5 Comments on Skills versus knowledge in education: a false dilemma

  1. Fjbisset on Thu, 7th May 2009 4:11 am
  2. Excellent article Matt!
    Are you familiar with Rasmussen’s skill-rule-knowledge framework? It might provide another way of looking at and remedying the above disagreement by implying that both a ‘purely skills based’ and a ‘purely knowledge based’ approach (if such things actually exist) are in need of development in how they visualise their respective impacts on education.

    By my interpretation of Rasmussen’s model and by applying it to this situation – education is actually about defining Rules (in the controlled environment of the classroom, lab or lecture theatre).
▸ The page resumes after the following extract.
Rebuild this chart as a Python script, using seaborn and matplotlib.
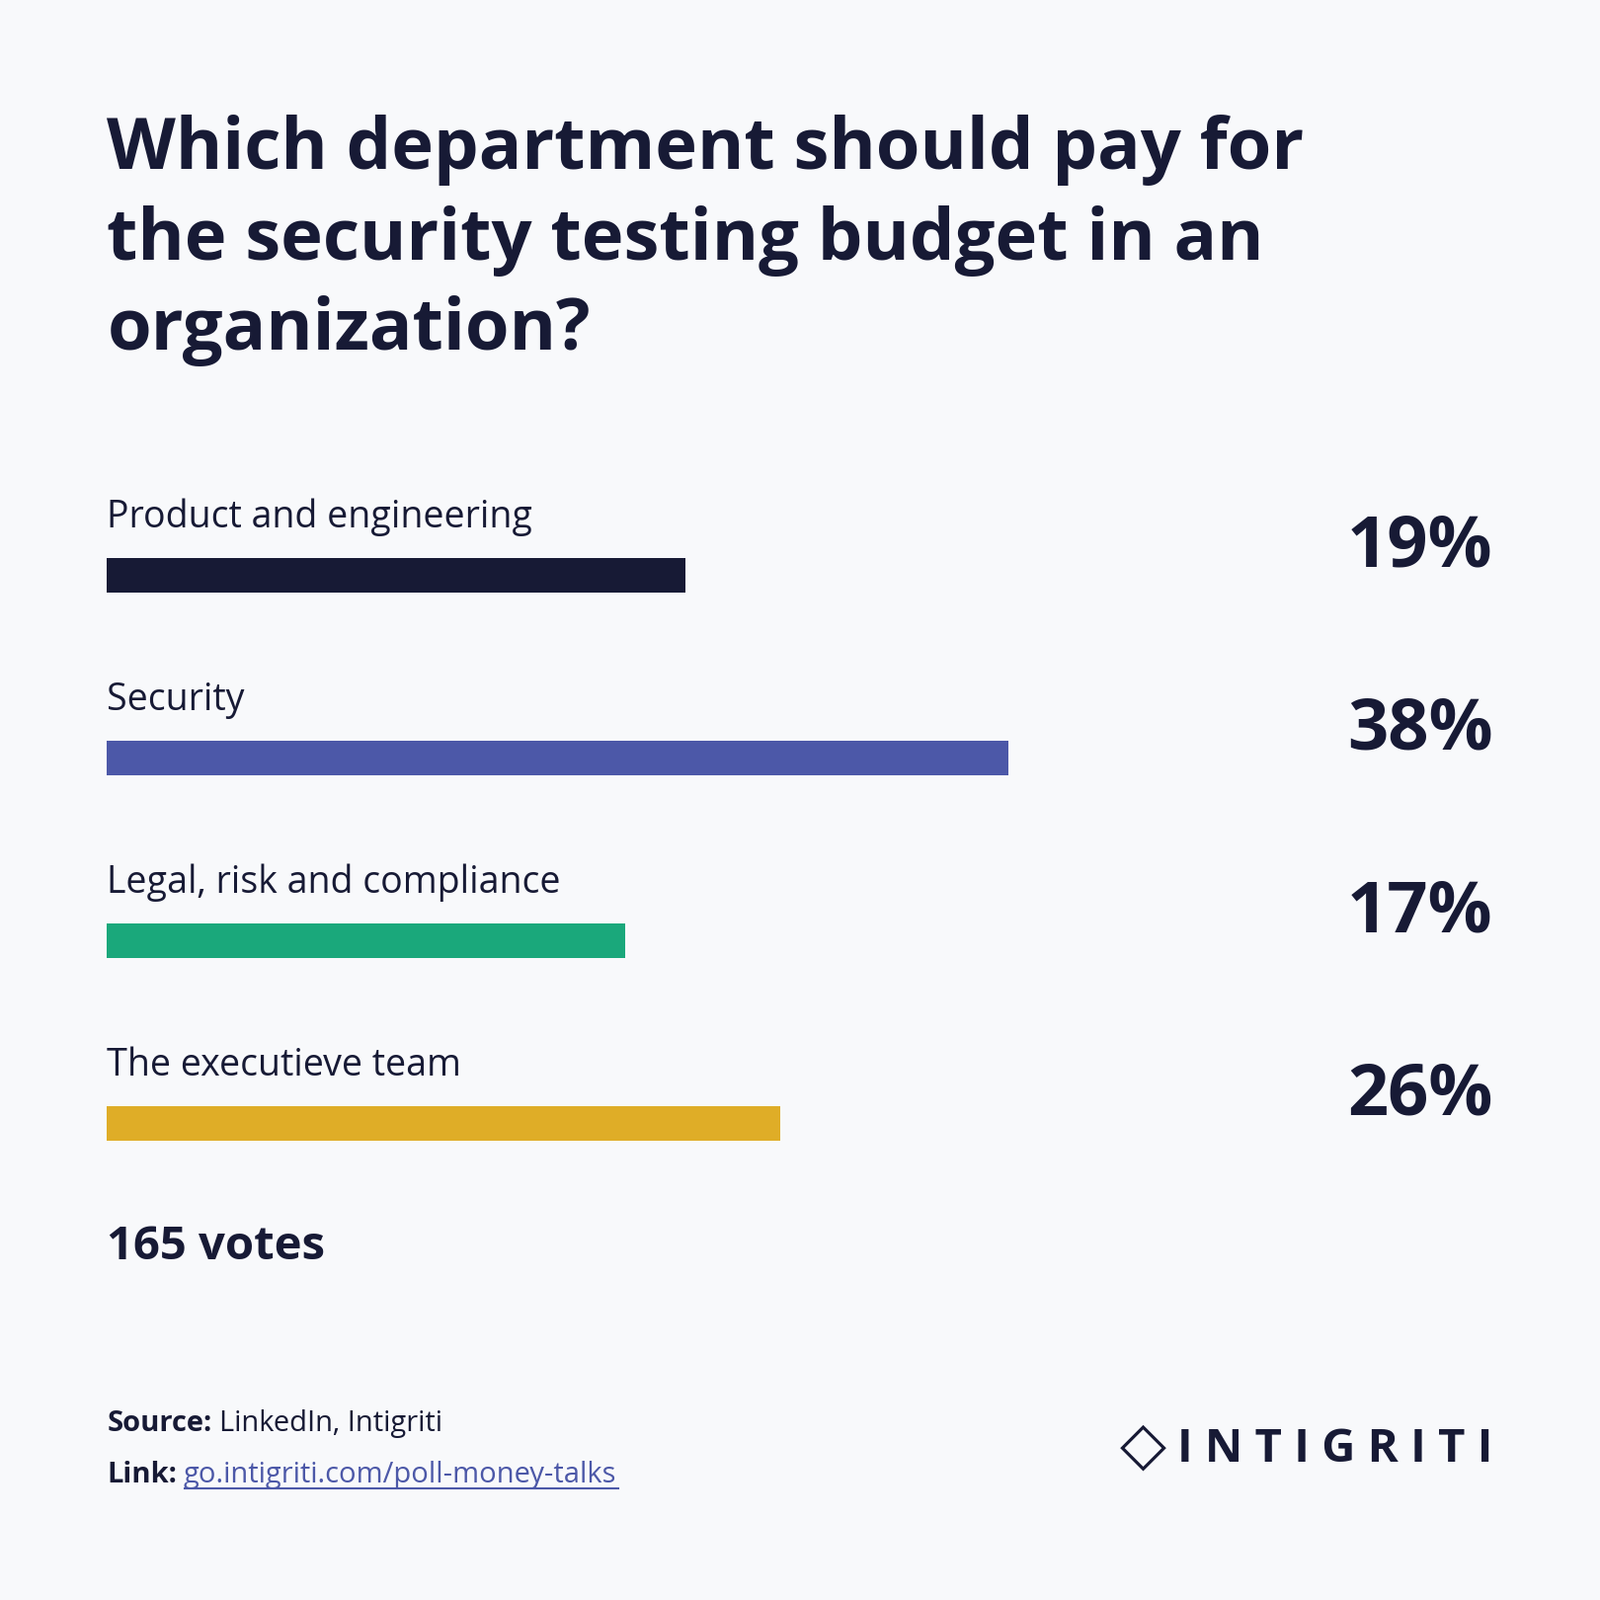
import matplotlib
matplotlib.use("Agg")
import matplotlib.pyplot as plt
import matplotlib.transforms as mtransforms
import seaborn as sns
import pandas as pd

categories = ["Product and engineering", "Security", "Legal, risk and compliance", "The executieve team"]
shares = [19, 38, 17, 26]                 # printed percentages
bar_lengths = [19, 29.6, 17, 22.1]        # drawn bar lengths
colors = ["#171A35", "#4C58A8", "#1AA87B", "#DFAD27"]

BG = "#F8F9FB"
INK = "#171A35"
S = 1568.0  # reference layout units

fig = plt.figure(figsize=(16.2, 16.2), dpi=100, facecolor=BG)

def fx(x): return x / S
def fy(y): return 1 - y / S

fig.text(fx(105), fy(112), "Which department should pay for\nthe security testing budget in an\norganization?",
         fontsize=52, fontweight="bold", family="Open Sans",
         color=INK, va="top", ha="left", linespacing=1.36)

px_per_unit = (672 - 105) / 19
ax = fig.add_axes([fx(105), fy(1190.5), fx(1463 - 105), (1190.5 - 474.5) / S])
ax.set_facecolor(BG)
df = pd.DataFrame({"cat": categories, "val": bar_lengths})
sns.barplot(data=df, x="val", y="cat", hue="cat", palette=colors, orient="h",
            width=0.19, ax=ax, legend=False, saturation=1)
ax.set_xlim(0, (1463 - 105) / px_per_unit)
ax.set_ylim(3.5, -0.5)
ax.axis("off")

trans = mtransforms.blended_transform_factory(ax.transAxes, ax.transData)
for i, (c, v) in enumerate(zip(categories, shares)):
    ax.text(0, i - 0.32, c, transform=trans, fontsize=27, family="Open Sans",
            color=INK, va="center", ha="left")
    ax.text(1, i - 0.15, f"{v}%", transform=trans, fontsize=52, fontweight="bold",
            family="Open Sans", color=INK, va="center", ha="right")

fig.text(fx(105), fy(1222), "165 votes", fontsize=34, fontweight="bold",
         family="Open Sans", color=INK, va="center", ha="left")

fig.text(fx(105), fy(1395), "Source:", fontsize=21, fontweight="bold", family="Open Sans",
         color=INK, va="center", ha="left")
fig.text(fx(215), fy(1395), "LinkedIn, Intigriti", fontsize=21, family="Open Sans",
         color=INK, va="center", ha="left")
fig.text(fx(105), fy(1446), "Link:", fontsize=21, fontweight="bold", family="Open Sans",
         color=INK, va="center", ha="left")
fig.text(fx(180), fy(1446), "go.intigriti.com/poll-money-talks", fontsize=21, family="Open Sans",
         color="#4C58A8", va="center", ha="left")
fig.add_artist(plt.Line2D([fx(181), fx(606)], [fy(1459), fy(1459)], color="#4C58A8", lw=1.5))

# logo
fig.text(fx(1463), fy(1420), "I N T I G R I T I", fontsize=34, fontweight="bold",
         family="Open Sans", color=INK, va="center", ha="right")
fig.text(fx(1120), fy(1418), "\u25C7", fontsize=44, family="DejaVu Sans",
         color=INK, va="center", ha="center")

fig.savefig("out.png", dpi=100, facecolor=BG)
Rules can be derived from Knowledge (the abstract models you mention) this Knowledge might be the product of rigourous empirical research or the product of an individual’s (the educator’s) extensive experience of applying, deriving and testing such rules in an empirical fashion. This can be considered ‘controlled’ or optimum behaviour in controlled conditions.

    Thus well established rules of behaviour in a given context become what can be commonly perceived as knowledge. This is perhaps what a Knowledge based curriculum might advocate as its approach.
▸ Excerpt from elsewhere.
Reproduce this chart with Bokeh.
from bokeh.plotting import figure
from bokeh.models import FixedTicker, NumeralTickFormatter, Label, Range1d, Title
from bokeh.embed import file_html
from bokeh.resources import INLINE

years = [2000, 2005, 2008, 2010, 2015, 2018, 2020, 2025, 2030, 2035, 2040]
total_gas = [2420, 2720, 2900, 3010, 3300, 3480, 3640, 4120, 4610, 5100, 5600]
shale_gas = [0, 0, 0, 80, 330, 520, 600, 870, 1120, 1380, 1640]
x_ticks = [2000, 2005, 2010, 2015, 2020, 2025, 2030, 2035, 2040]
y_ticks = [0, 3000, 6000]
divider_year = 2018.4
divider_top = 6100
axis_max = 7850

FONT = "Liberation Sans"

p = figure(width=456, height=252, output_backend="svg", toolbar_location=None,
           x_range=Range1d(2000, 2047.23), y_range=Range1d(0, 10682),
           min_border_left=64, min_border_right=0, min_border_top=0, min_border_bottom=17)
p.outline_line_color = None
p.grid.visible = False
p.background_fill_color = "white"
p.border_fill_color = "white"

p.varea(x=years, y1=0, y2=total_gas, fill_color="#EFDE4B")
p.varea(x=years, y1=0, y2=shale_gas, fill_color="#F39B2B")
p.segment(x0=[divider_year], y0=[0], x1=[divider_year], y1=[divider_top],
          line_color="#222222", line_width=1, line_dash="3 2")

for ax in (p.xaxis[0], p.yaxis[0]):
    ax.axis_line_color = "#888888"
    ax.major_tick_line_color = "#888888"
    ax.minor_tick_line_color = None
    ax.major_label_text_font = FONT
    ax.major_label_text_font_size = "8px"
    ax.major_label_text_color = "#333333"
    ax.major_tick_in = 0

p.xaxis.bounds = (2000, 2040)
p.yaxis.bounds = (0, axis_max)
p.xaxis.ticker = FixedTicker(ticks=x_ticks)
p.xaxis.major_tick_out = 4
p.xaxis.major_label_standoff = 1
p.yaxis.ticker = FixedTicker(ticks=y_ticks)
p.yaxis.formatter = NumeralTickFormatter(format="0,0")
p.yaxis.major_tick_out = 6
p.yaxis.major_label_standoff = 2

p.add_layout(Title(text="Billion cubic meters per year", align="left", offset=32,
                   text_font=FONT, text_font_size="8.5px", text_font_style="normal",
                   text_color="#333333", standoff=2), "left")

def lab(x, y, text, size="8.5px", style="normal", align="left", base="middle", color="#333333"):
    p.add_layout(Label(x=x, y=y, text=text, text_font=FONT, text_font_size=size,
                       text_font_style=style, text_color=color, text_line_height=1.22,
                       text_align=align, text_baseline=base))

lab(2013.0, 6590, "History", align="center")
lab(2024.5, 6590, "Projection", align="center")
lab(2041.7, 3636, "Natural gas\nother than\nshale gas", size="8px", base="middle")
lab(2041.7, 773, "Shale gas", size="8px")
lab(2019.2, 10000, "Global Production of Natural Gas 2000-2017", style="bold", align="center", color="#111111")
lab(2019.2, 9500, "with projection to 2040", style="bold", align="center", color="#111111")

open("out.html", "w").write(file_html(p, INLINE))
    These Rules can then be applied by the student to their own experiences from thenceforth (and reflectively) to develop Skills. Skill specifically in this context can be considered ‘automatic behaviour’ in the real world. This will result in inevitable compromises and adjustment of the ‘Empirical Knowledge Based’ Rules in response to ‘the real world’ depending on how well they understood the rules and how good the education system/educator/curriculum was at defining these rules and advising on their application in the first place. It is this that a skills based curriculum might say that is its practice.

    http://www.fergusbisset.com/blog/wp-content/uploads/2009/05/srk-framework-education-300×100.jpg

    What you seem to focus on here and what I admire in your perspective is questioning how to what extent, either towards knowledge or experience these rules are expected to stretch and most significantly – which of these is better for the actual student.

    Thank you for posing this excellent question.

    Fergus Bisset

  3. Fjbisset on Thu, 7th May 2009 4:16 am
  4. Matt Grist on Fri, 8th May 2009 2:40 am
  5. Thanks for your excellent comments Fergus. I was replying to your comments when I decided to make a post out of what I was saying. So see blog for more on this.

    Thanks again, Matt

  6. Richie on Sat, 9th May 2009 11:51 pm
  7. I agree with almost everything you have written in your last two posts. I think its very true that knowledge provides the currency in which skills trade.. knowledge is substance and skills are process.. knowledge provides the emotional salience around which habit (skill) can be formed; both are necessary.

    But for me what is needed to complete your account is a clear understanding of the way in which kids do discover general rules from specific cases, and thus also the extent to which particular skills are unitary and transferable.

    For example, in your last post you spoke about skill #3 – “sensitivity to the particular features of things”. I’ve no question of its importance, but to what extent is learning to be sensitive to the tone of someone’s voice generalisable to a sensitivity the colours that make up a painting?

    Do we have to teach kids to be sensitive to colours in art class, and sensitive to the tone of a poem in english class, and is that it, or are we hoping that those experiences will be complementary? It might be, if kids can make associations between colour and tone, see similarities and differences accross domains. But if this is possible it isn’t easy.

    More generally, what I’m saying is that perhaps this process of generalising is a skill in itself; if so, surely a crucial one that needs to be added to your list and taught, if it can be.

    Might not the truth about the connection between knowledge and skills come from our understanding of the relationship between declarative and procedural memory – of the way in which habits are constructed out of specific content? It’s been a while since I looked into this area, but I’m not sure if the science is quite up to the task yet.

  8. Matt Grist on Mon, 11th May 2009 6:03 am
  9. ‘But for me what is needed to complete your account is a clear understanding of the way in which kids do discover general rules from specific cases, and thus also the extent to which particular skills are unitary and transferable.’

    ‘More generally, what I’m saying is that perhaps this process of generalising is a skill in itself; if so, surely a crucial one that needs to be added to your list and taught, if it can be.’

    Thanks a lot for this Richie, you get straight to the nub of the problem. I guess what worries me is that if we started teaching this kind of ability of ‘generalising a skill’, that this would not be very helpful in developing the skill – i.e. it would be a deathly boring list of general attributes. Perhaps it could be done subtly – by alluding to similarities and differences and general principles across areas of subjects. The new organisation of the National Curriculum seems to go in the right direction. And as you suggest, teaching should be informed by the latest science here.

    Ultimately I suppose I think good teachers, with a little prompting on methodology, will just get this and communicate it to the kids so that ‘the light dawns slowly on the whole’, to paraphrase Wittgenstein. But perhaps that’s naïve.